- _Your task_:
Include the line containing "sp.set_color(ink)" and all lines before it, repeated exactly from the listing below, without pictures.

Rows from a dataset of charts and code

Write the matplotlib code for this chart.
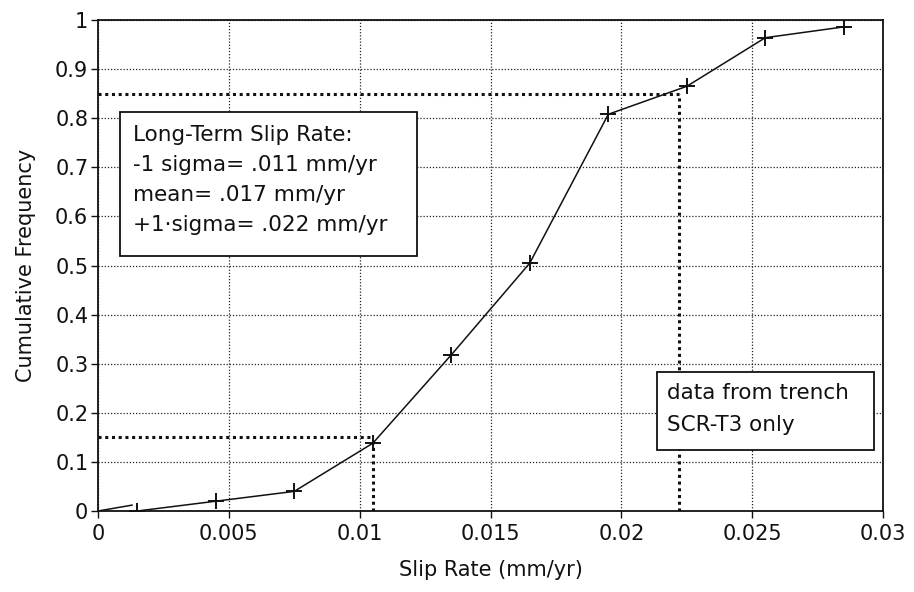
import matplotlib
matplotlib.use("Agg")
import matplotlib.pyplot as plt
from matplotlib.patches import Rectangle

plt.rcParams['font.family'] = ['DejaVu Sans']

# Cumulative frequency of slip rate
slip_rate = [0.0015, 0.0045, 0.0075, 0.0105, 0.0135, 0.0165, 0.0195, 0.0225, 0.0255, 0.0285]
cum_freq = [0.0, 0.02, 0.04, 0.138, 0.318, 0.505, 0.808, 0.865, 0.964, 0.986]
lead_x = [0.0, 0.0013]
lead_y = [0.0, 0.012]

# +/- 1 sigma read-off levels
sigma_freq = [0.15, 0.85]
sigma_rate = [0.0105, 0.0222]

x_ticks = [0, 0.005, 0.01, 0.015, 0.02, 0.025, 0.03]
x_tick_labels = ['0', '0.005', '0.01', '0.015', '0.02', '0.025', '0.03']
y_ticks = [0, 0.1, 0.2, 0.3, 0.4, 0.5, 0.6, 0.7, 0.8, 0.9, 1]
y_tick_labels = ['0', '0.1', '0.2', '0.3', '0.4', '0.5', '0.6', '0.7', '0.8', '0.9', '1']

summary_lines = ['Long-Term Slip Rate:', '-1 sigma= .011 mm/yr',
                 'mean= .017 mm/yr', '+1\u00b7sigma= .022 mm/yr']
source_lines = ['data from trench', 'SCR-T3 only']

ink = '#111111'
fs = 15
box_fs = 15.5

fig = plt.figure(figsize=(9.14, 5.92), dpi=100)
ax = fig.add_axes([0.1072, 0.1368, 0.859, 0.8294])

ax.set_xlim(0, 0.03)
ax.set_ylim(0, 1)
ax.set_xticks(x_ticks)
ax.set_xticklabels(x_tick_labels)
ax.set_yticks(y_ticks)
ax.set_yticklabels(y_tick_labels)
ax.tick_params(axis='both', direction='out', length=5, width=1, labelsize=fs, colors=ink)
ax.tick_params(axis='x', pad=4)
ax.tick_params(axis='y', pad=2)

ax.grid(True, linestyle=(0, (1, 1.5)), color='#222222', linewidth=0.9)
for sp in ax.spines.values():
    sp.set_linewidth(1.3)
    sp.set_color(ink)

# guide lines
for f, r in zip(sigma_freq, sigma_rate):
    ax.plot([0, r], [f, f], color=ink, linestyle=(0, (1, 1.2)), linewidth=2.2, zorder=3)
    ax.plot([r, r], [0, f], color=ink, linestyle=(0, (1, 1.2)), linewidth=2.2, zorder=3)

# curve
ax.plot(lead_x, lead_y, color=ink, linewidth=1.1, zorder=4)
ax.plot(slip_rate, cum_freq, color=ink, linewidth=1.1, marker='+',
        markersize=12, markeredgewidth=1.4, zorder=4)

ax.set_xlabel('Slip Rate (mm/yr)', fontsize=fs, labelpad=12, color=ink)
ax.set_ylabel('Cumulative Frequency', fontsize=fs, labelpad=14, color=ink)

# summary box
ax.add_patch(Rectangle((0.00084, 0.519), 0.01135, 0.2936, facecolor='white',
                       edgecolor=ink, linewidth=1.3, zorder=5))
for i, line in enumerate(summary_lines):
    ax.text(0.00134, 0.766 - i * 0.0615, line, fontsize=box_fs, va='center', ha='left',
            color=ink, zorder=6)

# source box
ax.add_patch(Rectangle((0.02136, 0.124), 0.0083, 0.159, facecolor='white',
                       edgecolor=ink, linewidth=1.3, zorder=5))
for i, line in enumerate(source_lines):
    ax.text(0.02173, 0.241 - i * 0.065, line, fontsize=box_fs, va='center', ha='left',
            color=ink, zorder=6)

fig.savefig('out.png', dpi=100, facecolor='white')
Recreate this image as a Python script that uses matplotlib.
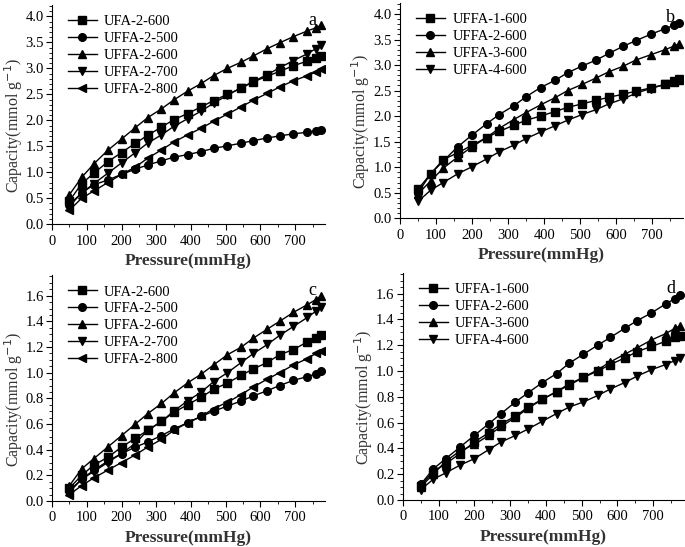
import numpy as np
import matplotlib.pyplot as plt
from matplotlib.ticker import MultipleLocator

plt.rcParams['font.family'] = ['Liberation Serif', 'DejaVu Serif']

pressure = [50, 85, 120, 160, 200, 240, 275, 315, 350, 390, 430, 465,
            505, 545, 580, 620, 655, 695, 735, 760, 775]

# panel a
a_labels = ['UFA-2-600', 'UFFA-2-500', 'UFFA-2-600', 'UFFA-2-700', 'UFFA-2-800']
a_ufa_600 = [0.45, 0.78, 0.98, 1.2, 1.38, 1.56, 1.71, 1.87, 2.01, 2.13, 2.26, 2.38,
             2.50, 2.62, 2.74, 2.85, 2.94, 3.05, 3.14, 3.2, 3.24]
a_uffa_500 = [0.38, 0.6, 0.76, 0.85, 0.96, 1.06, 1.14, 1.22, 1.29, 1.34, 1.40, 1.46,
              1.51, 1.56, 1.61, 1.66, 1.70, 1.74, 1.77, 1.80, 1.82]
a_uffa_600 = [0.57, 0.9, 1.16, 1.42, 1.64, 1.86, 2.05, 2.22, 2.39, 2.56, 2.71, 2.86,
              3.0, 3.12, 3.24, 3.38, 3.49, 3.61, 3.72, 3.78, 3.83]
a_uffa_700 = [0.35, 0.6, 0.78, 0.98, 1.18, 1.38, 1.56, 1.72, 1.88, 2.03, 2.18, 2.33,
              2.48, 2.63, 2.75, 2.88, 3.01, 3.15, 3.28, 3.38, 3.44]
a_uffa_800 = [0.27, 0.5, 0.64, 0.8, 0.96, 1.1, 1.27, 1.43, 1.58, 1.72, 1.85, 1.98,
              2.12, 2.26, 2.39, 2.52, 2.64, 2.76, 2.86, 2.93, 2.99]

# panel b
b_labels = ['UFFA-1-600', 'UFFA-2-600', 'UFFA-3-600', 'UFFA-4-600']
b_uffa_1 = [0.57, 0.87, 1.15, 1.28, 1.43, 1.58, 1.7, 1.82, 1.92, 2.0, 2.09, 2.17,
            2.24, 2.31, 2.37, 2.43, 2.49, 2.55, 2.62, 2.67, 2.7]
b_uffa_2 = [0.5, 0.87, 1.12, 1.4, 1.63, 1.85, 2.03, 2.2, 2.38, 2.56, 2.7, 2.85,
            2.98, 3.1, 3.23, 3.37, 3.48, 3.6, 3.71, 3.78, 3.83]
b_uffa_3 = [0.48, 0.73, 0.98, 1.2, 1.4, 1.58, 1.76, 1.93, 2.07, 2.22, 2.36, 2.5,
            2.62, 2.75, 2.87, 2.98, 3.1, 3.2, 3.3, 3.37, 3.42]
b_uffa_4 = [0.33, 0.55, 0.7, 0.87, 1.01, 1.16, 1.3, 1.43, 1.56, 1.69, 1.81, 1.92,
            2.03, 2.13, 2.24, 2.34, 2.45, 2.54, 2.62, 2.68, 2.72]

# panel c
c_ufa_600 = [0.1, 0.2, 0.28, 0.34, 0.42, 0.49, 0.55, 0.62, 0.69, 0.75, 0.81, 0.87,
             0.92, 0.98, 1.03, 1.08, 1.14, 1.18, 1.24, 1.27, 1.29]
c_uffa_500 = [0.08, 0.17, 0.24, 0.31, 0.37, 0.42, 0.46, 0.51, 0.56, 0.61, 0.66, 0.7,
              0.74, 0.78, 0.82, 0.86, 0.9, 0.94, 0.97, 0.99, 1.01]
c_uffa_600 = [0.12, 0.25, 0.33, 0.42, 0.51, 0.6, 0.68, 0.76, 0.84, 0.92, 0.99, 1.06,
              1.14, 1.2, 1.27, 1.34, 1.4, 1.47, 1.53, 1.57, 1.6]
c_uffa_700 = [0.07, 0.17, 0.23, 0.3, 0.37, 0.45, 0.55, 0.62, 0.7, 0.78, 0.85, 0.93,
              1.0, 1.08, 1.15, 1.22, 1.29, 1.36, 1.43, 1.48, 1.51]
c_uffa_800 = [0.05, 0.12, 0.18, 0.24, 0.3, 0.36, 0.42, 0.48, 0.55, 0.61, 0.66, 0.72,
              0.77, 0.83, 0.89, 0.95, 1.0, 1.06, 1.11, 1.15, 1.17]

# panel d
d_uffa_1 = [0.11, 0.22, 0.28, 0.36, 0.45, 0.52, 0.59, 0.65, 0.72, 0.78, 0.84, 0.9,
            0.95, 1.0, 1.05, 1.1, 1.15, 1.19, 1.23, 1.26, 1.27]
d_uffa_2 = [0.12, 0.24, 0.32, 0.41, 0.5, 0.59, 0.67, 0.76, 0.83, 0.91, 0.98, 1.06,
            1.13, 1.2, 1.26, 1.33, 1.39, 1.45, 1.52, 1.56, 1.59]
d_uffa_3 = [0.1, 0.2, 0.3, 0.38, 0.43, 0.5, 0.57, 0.64, 0.71, 0.78, 0.84, 0.89,
            0.95, 1.01, 1.07, 1.13, 1.18, 1.24, 1.29, 1.33, 1.35]
d_uffa_4 = [0.08, 0.16, 0.21, 0.27, 0.32, 0.39, 0.45, 0.5, 0.55, 0.61, 0.67, 0.72,
            0.76, 0.81, 0.86, 0.91, 0.96, 1.01, 1.05, 1.08, 1.1]

markers5 = ['s', 'o', '^', 'v', '<']

fig = plt.figure(figsize=(6.85, 5.47), dpi=100)
ax_a = fig.add_axes([0.076, 0.590, 0.398, 0.401])
ax_b = fig.add_axes([0.584, 0.601, 0.413, 0.394])
ax_c = fig.add_axes([0.076, 0.084, 0.398, 0.413])
ax_d = fig.add_axes([0.588, 0.086, 0.41, 0.415])

panels = [
    (ax_a, 'a', a_labels, [a_ufa_600, a_uffa_500, a_uffa_600, a_uffa_700, a_uffa_800], 4.22, 0.5, 0.1, -0.1),
    (ax_b, 'b', b_labels, [b_uffa_1, b_uffa_2, b_uffa_3, b_uffa_4], 4.22, 0.5, 0.1, -0.1),
    (ax_c, 'c', a_labels, [c_ufa_600, c_uffa_500, c_uffa_600, c_uffa_700, c_uffa_800], 1.76, 0.2, 0.05, -0.1),
    (ax_d, 'd', b_labels, [d_uffa_1, d_uffa_2, d_uffa_3, d_uffa_4], 1.76, 0.2, 0.05, -0.1),
]

for ax, tag, labels, series, ymax, ymaj, ymin, lab_x in panels:
    for lab, y, m in zip(labels, series, markers5):
        ax.plot(pressure, y, color='black', lw=1.0, marker=m, markersize=5.5, label=lab)
    ax.set_xlim(0, 785)
    ax.set_ylim(0, ymax)
    ax.xaxis.set_major_locator(MultipleLocator(100))
    ax.xaxis.set_minor_locator(MultipleLocator(50))
    ax.yaxis.set_major_locator(MultipleLocator(ymaj))
    ax.yaxis.set_minor_locator(MultipleLocator(ymin))
    ax.yaxis.set_major_formatter(plt.FormatStrFormatter('%.1f'))
    ax.spines['top'].set_visible(False)
    ax.spines['right'].set_visible(False)
    ax.tick_params(which='major', length=4, labelsize=10.5)
    ax.tick_params(axis='y', which='major', pad=2)
    ax.tick_params(which='minor', length=2)
    ax.set_xlabel('Pressure(mmHg)', fontsize=12.5, fontweight='bold', color='#333333')
    ax.set_ylabel('Capacity(mmol g$^{-1}$)', fontsize=11.5, color='#333333')
    ax.yaxis.set_label_coords(lab_x, 0.45)
    ax.text(0.97, 0.97, tag, transform=ax.transAxes, ha='right', va='top', fontsize=13)
    ax.legend(loc='upper left', frameon=False, fontsize=10.5, handlelength=2.0,
              handletextpad=0.5, labelspacing=0.25, borderaxespad=0.3,
              bbox_to_anchor=(0.02, 1.0))

fig.savefig('out.png', dpi=100)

- _Exercise answer_:
Write the matplotlib code for this chart.
import matplotlib
matplotlib.use("Agg")
import matplotlib.pyplot as plt
from matplotlib.patches import Rectangle

plt.rcParams['font.family'] = ['DejaVu Sans']

# Cumulative frequency of slip rate
slip_rate = [0.0015, 0.0045, 0.0075, 0.0105, 0.0135, 0.0165, 0.0195, 0.0225, 0.0255, 0.0285]
cum_freq = [0.0, 0.02, 0.04, 0.138, 0.318, 0.505, 0.808, 0.865, 0.964, 0.986]
lead_x = [0.0, 0.0013]
lead_y = [0.0, 0.012]

# +/- 1 sigma read-off levels
sigma_freq = [0.15, 0.85]
sigma_rate = [0.0105, 0.0222]

x_ticks = [0, 0.005, 0.01, 0.015, 0.02, 0.025, 0.03]
x_tick_labels = ['0', '0.005', '0.01', '0.015', '0.02', '0.025', '0.03']
y_ticks = [0, 0.1, 0.2, 0.3, 0.4, 0.5, 0.6, 0.7, 0.8, 0.9, 1]
y_tick_labels = ['0', '0.1', '0.2', '0.3', '0.4', '0.5', '0.6', '0.7', '0.8', '0.9', '1']

summary_lines = ['Long-Term Slip Rate:', '-1 sigma= .011 mm/yr',
                 'mean= .017 mm/yr', '+1\u00b7sigma= .022 mm/yr']
source_lines = ['data from trench', 'SCR-T3 only']

ink = '#111111'
fs = 15
box_fs = 15.5

fig = plt.figure(figsize=(9.14, 5.92), dpi=100)
ax = fig.add_axes([0.1072, 0.1368, 0.859, 0.8294])

ax.set_xlim(0, 0.03)
ax.set_ylim(0, 1)
ax.set_xticks(x_ticks)
ax.set_xticklabels(x_tick_labels)
ax.set_yticks(y_ticks)
ax.set_yticklabels(y_tick_labels)
ax.tick_params(axis='both', direction='out', length=5, width=1, labelsize=fs, colors=ink)
ax.tick_params(axis='x', pad=4)
ax.tick_params(axis='y', pad=2)

ax.grid(True, linestyle=(0, (1, 1.5)), color='#222222', linewidth=0.9)
for sp in ax.spines.values():
    sp.set_linewidth(1.3)
    sp.set_color(ink)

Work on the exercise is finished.